Националистический поворот в политике и официальной риторике Хейл объясняет стечением обстоятельств: неудачная «рокировка» Дмитрия Медведева и Владимира Путина (Хейл называет ее «PR-катастрофой») и протестное движение 2011–2012 годов вынудили элиту к поискам новой политической стратегии, а события на Украине создали уникальный контекст, в котором использование «националистической карты» оказывалось максимально выгодным. Во-первых, это позволяло не потерять поддержку сторонников «наступательного» (assertive) курса и вместе с тем контролировать политизацию национализма. Во-вторых, на поддержку либерального меньшинства после подавления протестной волны уже все равно рассчитывать не приходилось.

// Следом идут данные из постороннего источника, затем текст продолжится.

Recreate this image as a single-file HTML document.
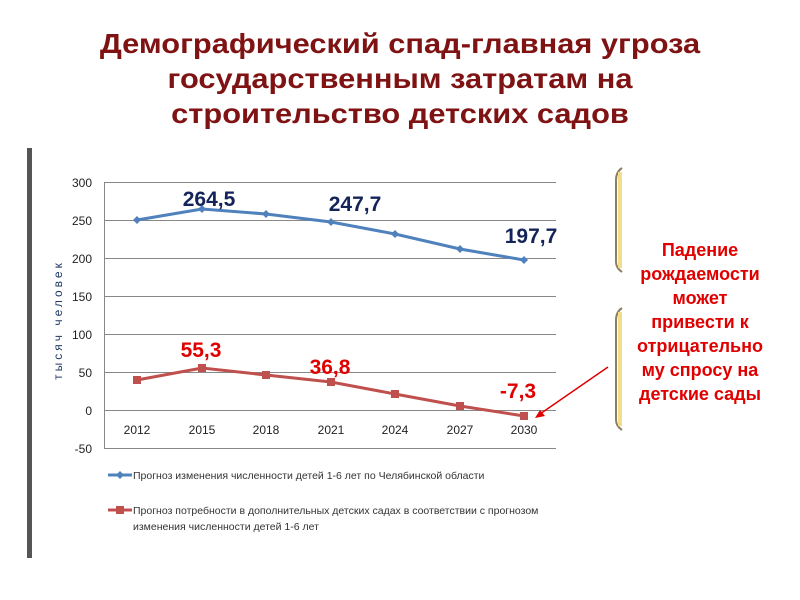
<!DOCTYPE html>
<html><head><meta charset="utf-8"><style>
body{margin:0;width:800px;height:600px;background:#fff;overflow:hidden;font-family:"Liberation Sans",sans-serif}
.t{position:absolute;left:0;width:800px;text-align:center;color:#7f1212;font-weight:bold;font-size:28px;line-height:35px;top:26px;transform:scaleX(1.1);transform-origin:400px 0}
.r{position:absolute;left:610px;width:180px;top:238px;text-align:center;color:#e00000;font-weight:bold;font-size:18px;line-height:24px}
</style></head><body>
<div class="t">Демографический спад-главная угроза<br>государственным затратам на<br>строительство детских садов</div>
<svg width="800" height="600" style="position:absolute;left:0;top:0">
<rect x="27" y="148" width="5" height="410" fill="#555"/>
<path d="M622 168 Q616 172 616 180 V262 Q616 268 622 272" stroke="#8a8060" stroke-width="2" fill="none"/>
<rect x="618" y="172" width="4" height="96" fill="#f2dc8e"/>
<path d="M622 308 Q616 312 616 320 V420 Q616 426 622 430" stroke="#8a8060" stroke-width="2" fill="none"/>
<rect x="618" y="312" width="4" height="114" fill="#f2dc8e"/>
<g stroke="#888" stroke-width="1">
<line x1="105" x2="556" y1="182.5" y2="182.5"/><line x1="105" x2="556" y1="220.5" y2="220.5"/><line x1="105" x2="556" y1="258.5" y2="258.5"/><line x1="105" x2="556" y1="296.5" y2="296.5"/><line x1="105" x2="556" y1="334.5" y2="334.5"/><line x1="105" x2="556" y1="372.5" y2="372.5"/><line x1="105" x2="556" y1="410.5" y2="410.5"/><line x1="105" x2="556" y1="448.5" y2="448.5"/>
<line x1="104.5" x2="104.5" y1="182" y2="449"/>
</g>
<g font-size="12" fill="#222" text-anchor="end">
<text x="92" y="187">300</text><text x="92" y="225">250</text><text x="92" y="263">200</text><text x="92" y="301">150</text><text x="92" y="339">100</text><text x="92" y="377">50</text><text x="92" y="415">0</text><text x="92" y="453">-50</text></g>
<g font-size="12" fill="#222" text-anchor="middle">
<text x="137" y="434">2012</text><text x="202" y="434">2015</text><text x="266" y="434">2018</text><text x="331" y="434">2021</text><text x="395" y="434">2024</text><text x="460" y="434">2027</text><text x="524" y="434">2030</text></g>
<text transform="translate(62,320) rotate(-90)" font-size="12" fill="#1f3864" text-anchor="middle" letter-spacing="3">тысяч человек</text>
<polyline points="137,220 202,209 266,214 331,222 395,234 460,249 524,260" fill="none" stroke="#4f81bd" stroke-width="3"/>
<g fill="#4f81bd"><path d="M137,216l4,4l-4,4l-4-4z"/><path d="M202,205l4,4l-4,4l-4-4z"/><path d="M266,210l4,4l-4,4l-4-4z"/><path d="M331,218l4,4l-4,4l-4-4z"/><path d="M395,230l4,4l-4,4l-4-4z"/><path d="M460,245l4,4l-4,4l-4-4z"/><path d="M524,256l4,4l-4,4l-4-4z"/></g>
<polyline points="137,380 202,368 266,375 331,382 395,394 460,406 524,416" fill="none" stroke="#c0504d" stroke-width="3"/>
<g fill="#c0504d"><rect x="133" y="376" width="8" height="8"/><rect x="198" y="364" width="8" height="8"/><rect x="262" y="371" width="8" height="8"/><rect x="327" y="378" width="8" height="8"/><rect x="391" y="390" width="8" height="8"/><rect x="456" y="402" width="8" height="8"/><rect x="520" y="412" width="8" height="8"/></g>
<g font-size="21" font-weight="bold" fill="#14245a" text-anchor="middle"><text x="209" y="206">264,5</text><text x="355" y="211">247,7</text><text x="531" y="243">197,7</text></g>
<g font-size="21" font-weight="bold" fill="#e00000" text-anchor="middle"><text x="201" y="357">55,3</text><text x="330" y="374">36,8</text><text x="518" y="398">-7,3</text></g>
<line x1="608" y1="367" x2="540" y2="414" stroke="#e00000" stroke-width="1.5"/>
<path d="M535,418 l10,-2 l-5,-6z" fill="#e00000"/>
<line x1="108" x2="132" y1="475" y2="475" stroke="#4f81bd" stroke-width="3"/><path d="M120,471l4,4l-4,4l-4-4z" fill="#4f81bd"/>
<text x="133" y="479" font-size="10.5" fill="#333">Прогноз изменения численности детей 1-6 лет по Челябинской области</text>
<line x1="108" x2="132" y1="510" y2="510" stroke="#c0504d" stroke-width="3"/><rect x="116" y="506" width="8" height="8" fill="#c0504d"/>
<text x="133" y="514" font-size="10.5" fill="#333">Прогноз потребности в дополнительных детских садах в соответствии с прогнозом</text>
<text x="133" y="530" font-size="10.5" fill="#333">изменения численности детей 1-6 лет</text>
</svg>
<div class="r">Падение<br>рождаемости<br>может<br>привести к<br>отрицательно<br>му спросу на<br>детские сады</div>
</body></html>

В-третьих, аннексия Крыма максимально отвечала устремлениям обеих ветвей русского национализма, поскольку речь шла не только о «восстановлении» территории империи, но и о присоединении преимущественно русского и славянского населения (с. 243–244). Однако, по мнению Хейла, националистическая мобилизация в целом не показана патроналистским политическим режимам, подобным путинскому, поскольку они опираются скорее на теневые практики личных связей, а не на общие принципы. В меняющемся контексте обязательства, связанные с общими принципами, могут оказаться помехой для принятия решений.

Если Хейл объясняет националистический поворот в политике Путина стечением сравнительно недавних обстоятельств, то Марлен Ларуэль (Marlene Laruelle) рассматривает его как логическое завершение трудного выбора идентичности в постсоветском контексте. Она полагает, что, оказавшись перед выбором одной из трех возможных «цивилизационных грамматик» – быть европейской страной, идущей по западному пути, быть европейской страной, идущей по не западному пути, или быть неевропейской страной – российская элита еще в середине 1990-х годов предпочла второй путь. Однако формирование соответствующей ему идеологической позиции заняло немало времени: лишь в середине 2000-х от фазы «патриотического центризма» правящая элита перешла к структурированию идеологической позиции государства. Начало третьей, современной фазы, в рамках которой консерватизм был оформлен в качестве официальной позиции государства, Ларуэль связывает с «рокировкой» Медведева и Путина. На этом этапе определились три «склонения», конкретизировавшие выбранную «цивилизационную грамматику» – язык патриотизма, морали и национальной культуры (с. 287). Впрочем, наличие этих «склонений» не отменяет значительной меры разногласий, не позволяющих «идеологической позиции» оформиться в «доктрину». В частности сохраняются разногласия по таким важным сюжетам, как «отношения церкви и государства, определение ядра русской идентичности, отношение к имперскому прошлому и текущая миграционная политика» (с. 295).

Русский национализм, о котором пишут авторы книги – и старый (поскольку восходит к дореволюционным истокам), и новый (поскольку большинство современных его течений оформились лишь 10–15 лет назад). Несмотря на частые рассуждения исследователей о причинах, по которым русским националистам до сих пор не удалось мобилизовать поддержку в масштабе, о потенциале которого свидетельствует распространение ксенофобии, чтение монографии не оставляет сомнений в том, что распространяемые ими идеи уже превратились в значимый фактор российской политики.